Assignment 2 – text compression

due in class on   +40

This assignment is an activity for groups of three. We’ll work on it in class on Wed 5 Feb, and then your group must submit one set of responses to the six questions before the deadline.

Introduction

In this activity, we will investigate the Huffman algorithm for text compression. You’ve already seen one example of a Huffman encoding, represented by the strange-looking tree on the handout labeled “variable-bit Huffman encoding.”

You will follow the Huffman algorithm and create a tree of your own, based on the character frequencies of a message that I provide.

Phase 1: count letter frequency

Start with a stack of blank sticky notes and the message you were given. We’re going to consider each of the characters in your message, in order. Suppose the first character is a G. We would write the G on a sticky note – roughly at the center left – and also begin a tally in the lower left corner. Leave some space above and below the character, as shown:

Move on to the next character in your message. Assuming it is a different character, make a new sticky for that one.

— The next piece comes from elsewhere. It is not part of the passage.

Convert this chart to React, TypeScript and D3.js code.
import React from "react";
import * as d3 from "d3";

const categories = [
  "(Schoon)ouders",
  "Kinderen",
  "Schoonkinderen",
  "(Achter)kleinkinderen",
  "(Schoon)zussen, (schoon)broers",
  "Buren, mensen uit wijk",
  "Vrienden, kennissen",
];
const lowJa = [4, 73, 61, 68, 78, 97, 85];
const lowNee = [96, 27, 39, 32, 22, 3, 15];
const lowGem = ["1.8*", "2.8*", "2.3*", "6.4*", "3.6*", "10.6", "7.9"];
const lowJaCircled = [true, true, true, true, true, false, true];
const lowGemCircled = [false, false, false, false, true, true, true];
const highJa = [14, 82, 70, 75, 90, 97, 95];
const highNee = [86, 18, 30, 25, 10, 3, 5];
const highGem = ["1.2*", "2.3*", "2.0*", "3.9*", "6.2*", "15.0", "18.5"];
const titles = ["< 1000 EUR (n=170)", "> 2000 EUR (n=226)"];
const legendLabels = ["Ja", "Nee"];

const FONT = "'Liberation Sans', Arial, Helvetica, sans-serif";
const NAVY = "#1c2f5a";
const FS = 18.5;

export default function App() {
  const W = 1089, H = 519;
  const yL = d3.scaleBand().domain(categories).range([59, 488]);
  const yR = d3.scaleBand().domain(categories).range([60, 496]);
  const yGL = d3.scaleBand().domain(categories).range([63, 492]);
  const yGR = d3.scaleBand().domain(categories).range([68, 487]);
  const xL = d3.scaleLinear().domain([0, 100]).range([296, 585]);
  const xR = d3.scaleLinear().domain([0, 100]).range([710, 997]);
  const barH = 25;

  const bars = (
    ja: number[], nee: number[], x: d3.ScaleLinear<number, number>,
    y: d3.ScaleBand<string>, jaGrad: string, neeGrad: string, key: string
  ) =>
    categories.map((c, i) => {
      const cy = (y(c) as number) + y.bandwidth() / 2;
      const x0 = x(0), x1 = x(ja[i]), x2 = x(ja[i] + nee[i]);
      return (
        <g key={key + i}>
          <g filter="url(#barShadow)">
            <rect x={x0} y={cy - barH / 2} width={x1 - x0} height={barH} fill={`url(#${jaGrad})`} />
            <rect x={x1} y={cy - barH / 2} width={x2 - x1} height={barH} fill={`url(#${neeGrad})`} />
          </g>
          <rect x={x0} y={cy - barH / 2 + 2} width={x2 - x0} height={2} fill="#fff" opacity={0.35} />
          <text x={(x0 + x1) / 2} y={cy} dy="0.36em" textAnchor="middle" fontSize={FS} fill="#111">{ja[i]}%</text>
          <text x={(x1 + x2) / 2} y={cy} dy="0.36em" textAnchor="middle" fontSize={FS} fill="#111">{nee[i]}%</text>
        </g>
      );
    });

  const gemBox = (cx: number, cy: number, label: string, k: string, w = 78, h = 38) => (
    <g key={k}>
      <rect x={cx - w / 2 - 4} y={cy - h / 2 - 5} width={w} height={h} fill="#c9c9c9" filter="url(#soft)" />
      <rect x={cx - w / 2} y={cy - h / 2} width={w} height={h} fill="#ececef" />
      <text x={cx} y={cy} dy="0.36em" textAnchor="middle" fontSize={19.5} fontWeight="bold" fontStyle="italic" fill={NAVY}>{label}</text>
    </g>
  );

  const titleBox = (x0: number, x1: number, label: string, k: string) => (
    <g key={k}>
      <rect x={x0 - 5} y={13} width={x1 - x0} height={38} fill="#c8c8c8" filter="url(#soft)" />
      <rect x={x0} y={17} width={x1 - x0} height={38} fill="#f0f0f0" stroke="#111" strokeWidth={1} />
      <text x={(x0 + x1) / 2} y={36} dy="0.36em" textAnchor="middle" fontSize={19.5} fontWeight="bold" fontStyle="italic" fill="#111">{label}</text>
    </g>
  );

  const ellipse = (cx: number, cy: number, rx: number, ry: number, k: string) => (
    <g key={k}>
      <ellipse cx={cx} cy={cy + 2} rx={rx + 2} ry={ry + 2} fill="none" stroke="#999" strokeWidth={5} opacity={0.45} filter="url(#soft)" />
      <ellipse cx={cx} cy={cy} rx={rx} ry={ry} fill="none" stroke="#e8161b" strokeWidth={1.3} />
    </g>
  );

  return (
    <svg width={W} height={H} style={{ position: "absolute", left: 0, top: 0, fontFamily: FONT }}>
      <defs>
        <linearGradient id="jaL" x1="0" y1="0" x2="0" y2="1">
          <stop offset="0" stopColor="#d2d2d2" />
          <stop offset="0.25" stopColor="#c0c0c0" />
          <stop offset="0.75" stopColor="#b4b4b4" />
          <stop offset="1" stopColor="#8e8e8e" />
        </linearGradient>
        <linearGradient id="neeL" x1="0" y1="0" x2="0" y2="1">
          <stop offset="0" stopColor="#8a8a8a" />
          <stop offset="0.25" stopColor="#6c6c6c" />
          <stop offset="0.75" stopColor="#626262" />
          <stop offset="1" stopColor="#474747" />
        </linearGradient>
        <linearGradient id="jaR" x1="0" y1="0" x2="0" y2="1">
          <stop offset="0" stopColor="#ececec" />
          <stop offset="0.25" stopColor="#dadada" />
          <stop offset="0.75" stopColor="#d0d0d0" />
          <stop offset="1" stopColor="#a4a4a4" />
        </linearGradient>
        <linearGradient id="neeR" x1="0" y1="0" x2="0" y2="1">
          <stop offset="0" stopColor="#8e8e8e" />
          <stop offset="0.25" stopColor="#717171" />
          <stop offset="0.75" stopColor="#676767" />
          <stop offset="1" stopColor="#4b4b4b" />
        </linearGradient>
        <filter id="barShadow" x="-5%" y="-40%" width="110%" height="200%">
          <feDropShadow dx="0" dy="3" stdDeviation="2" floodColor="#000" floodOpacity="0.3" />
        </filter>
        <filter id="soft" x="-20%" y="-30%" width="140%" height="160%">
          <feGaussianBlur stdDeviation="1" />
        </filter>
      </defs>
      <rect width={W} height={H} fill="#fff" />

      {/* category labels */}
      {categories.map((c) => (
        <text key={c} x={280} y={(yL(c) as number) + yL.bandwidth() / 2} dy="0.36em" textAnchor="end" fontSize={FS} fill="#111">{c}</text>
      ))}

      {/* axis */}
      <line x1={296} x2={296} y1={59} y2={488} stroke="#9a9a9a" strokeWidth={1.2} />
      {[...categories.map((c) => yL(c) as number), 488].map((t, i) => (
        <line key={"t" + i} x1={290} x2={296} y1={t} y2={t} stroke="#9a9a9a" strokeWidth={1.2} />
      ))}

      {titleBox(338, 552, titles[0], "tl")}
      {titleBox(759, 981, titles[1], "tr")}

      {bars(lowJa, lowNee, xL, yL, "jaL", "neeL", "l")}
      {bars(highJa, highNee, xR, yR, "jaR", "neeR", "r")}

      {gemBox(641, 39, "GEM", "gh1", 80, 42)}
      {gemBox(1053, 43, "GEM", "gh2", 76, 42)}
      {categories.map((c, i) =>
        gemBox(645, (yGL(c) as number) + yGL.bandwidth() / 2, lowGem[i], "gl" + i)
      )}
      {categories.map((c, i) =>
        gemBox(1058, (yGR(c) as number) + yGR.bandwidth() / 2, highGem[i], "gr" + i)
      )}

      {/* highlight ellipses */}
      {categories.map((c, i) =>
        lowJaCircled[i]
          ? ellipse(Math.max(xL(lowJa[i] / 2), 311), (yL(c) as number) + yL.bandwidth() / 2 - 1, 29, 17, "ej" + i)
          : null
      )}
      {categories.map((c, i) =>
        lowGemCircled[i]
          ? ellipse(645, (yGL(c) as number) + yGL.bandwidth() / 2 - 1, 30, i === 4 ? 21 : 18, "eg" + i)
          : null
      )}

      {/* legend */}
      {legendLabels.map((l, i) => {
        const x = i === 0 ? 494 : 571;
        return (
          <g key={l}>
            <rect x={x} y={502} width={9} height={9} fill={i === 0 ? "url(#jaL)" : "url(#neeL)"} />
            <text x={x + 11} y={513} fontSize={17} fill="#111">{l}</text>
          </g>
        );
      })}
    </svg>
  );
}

When you encounter a character that you’ve seen before, do not create a new note, but instead update the tally on the existing note containing that character. In this example, we’ve just seen the character E for the third time:

Continue doing this for the entire length of your message. You will now have a count of the frequencies of each character. Write the frequency in conventional (base ten) notation in the upper left. Here’s a small sample:

In the next section, we will process these characters in order from lowest frequency to highest. So you may want to take a moment now to arrange them in roughly that order on your desktop.

Question 1: How many distinct characters did your message contain?

Question 2: If we were using a fixed-width encoding, how many bits would you need to represent just those characters?

Question 3: What is the most frequent character in your message, and how many times did it appear?

Phase 2: merge tiles

The algorithm continues by repeatedly merging sticky notes, as described here. Start by choosing two notes with the lowest frequencies. Probably you had several characters with a frequency of one, so you can just choose two of them arbitrarily. Place them side by side in your work area:

In the section beneath the character and starting from the right, write a zero on the left note and a one on the right note:

Then, stick the right one onto the bottom of the left one. Cross out the frequencies and replace the top one with their sum – in this case, 1+1 is 2:

Now you will treat this ‘merged’ note as if it were a single one, so place it somewhere among other characters with frequency=2.

Continue merging together your lowest-frequency letters like this. It’s okay to pair a frequency=1 with a frequency=2 if it’s the last frequency=1 remaining – then the merged frequency would be 3.

Before long, you’ll have to merge notes that themselves are already merged. In the example below, we paired the last frequency=1 character (K) with a group (MJ) that has frequency=2:

As before, we write a zero on the left note. And we write ones on all of the right notes… to the left of whatever code is already there:

Again, stick the right note onto the bottom of the left one. Cross out the frequencies and replace the top one with their sum – in this case, 1+2 is 3.

Continue merging notes using this technique until every character in your message is merged into one big note. Then you will have a distinct binary encoding underneath each character. Probably you should take a photo of your encoding, and/or write down the bits produced for each character elsewhere.

Question 4: How many bits are used to represent the most frequent character in your message?

Question 5: What is the most number of bits used to encode any character in your message?

Question 6: Use the character encodings you produced to encode the entire message you were given. How many bits are used, in total?

Visualize encoding as a tree

As in the handout on variable-bit Huffman encoding, the character encodings you produced should fit nicely into a binary tree. I’ll do a small example below. Our algorithm has produced the encodings 00 for K, 010 for M, 011 for J, and 1 for E.

We interpret a 0 as choosing the left path in a binary tree, and 1 as the right path. So to get to the K from the root we would go left, twice. For the E, we go right just once. The M and J both have the prefix 01, so they sit at a “sub-tree” reached by going left then right.

Task: Draw the entire tree corresponding to the character encoding you produced using the Huffman algorithm.